Jean Margaret Davenport (May 3, 1829, Wolverhampton, England – August 3, 1903, Washington, D.C.) was an English actress.
Her father was a lawyer, but he left the Bar for the Stage, and became the manager of the Richmond Theatre, where Jean made her first professional appearance, in 1837, as Little Pickle in The Manager's Daughter — a piece that is also known as The Spoiled Child, and, in Dion Boucicault's version, as The Young Actress.
She also played in King Richard the Third, being the first representative of that play seen in Richmond Theatre since the death of the great actor Edmund Kean. She played in other cities prior to coming to America in 1838.
Her first appearance in America occurred at the National Theatre, New York, under the management of James William Wallack, the Elder. Afterward she played star engagements in other cities. In 1842 she returned to Europe and traveled in Italy and France. Her education, at that time, was conducted by private tutors.

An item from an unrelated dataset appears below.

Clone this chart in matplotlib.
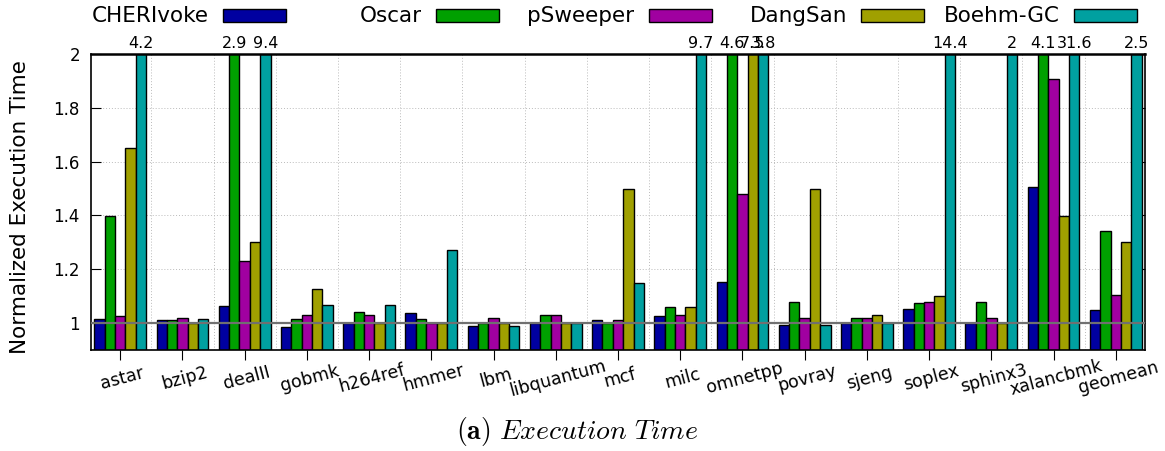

In Paris, she studied Music under the tuition of García, but decided to pursue a career in Drama. In 1846 she went to the Netherlands, taking an English company, with which she acted at Amsterdam, Rotterdam, and The Hague, and, in Germany, at Hamburg and Hanover, receiving adulation, acclamation and adoration. That tour occupied two years and was remunerative. In England in 1848 she made her appearance as a public reader, being one of the first females to give readings from Shakespeare since Mrs. Siddons, who died in 1831.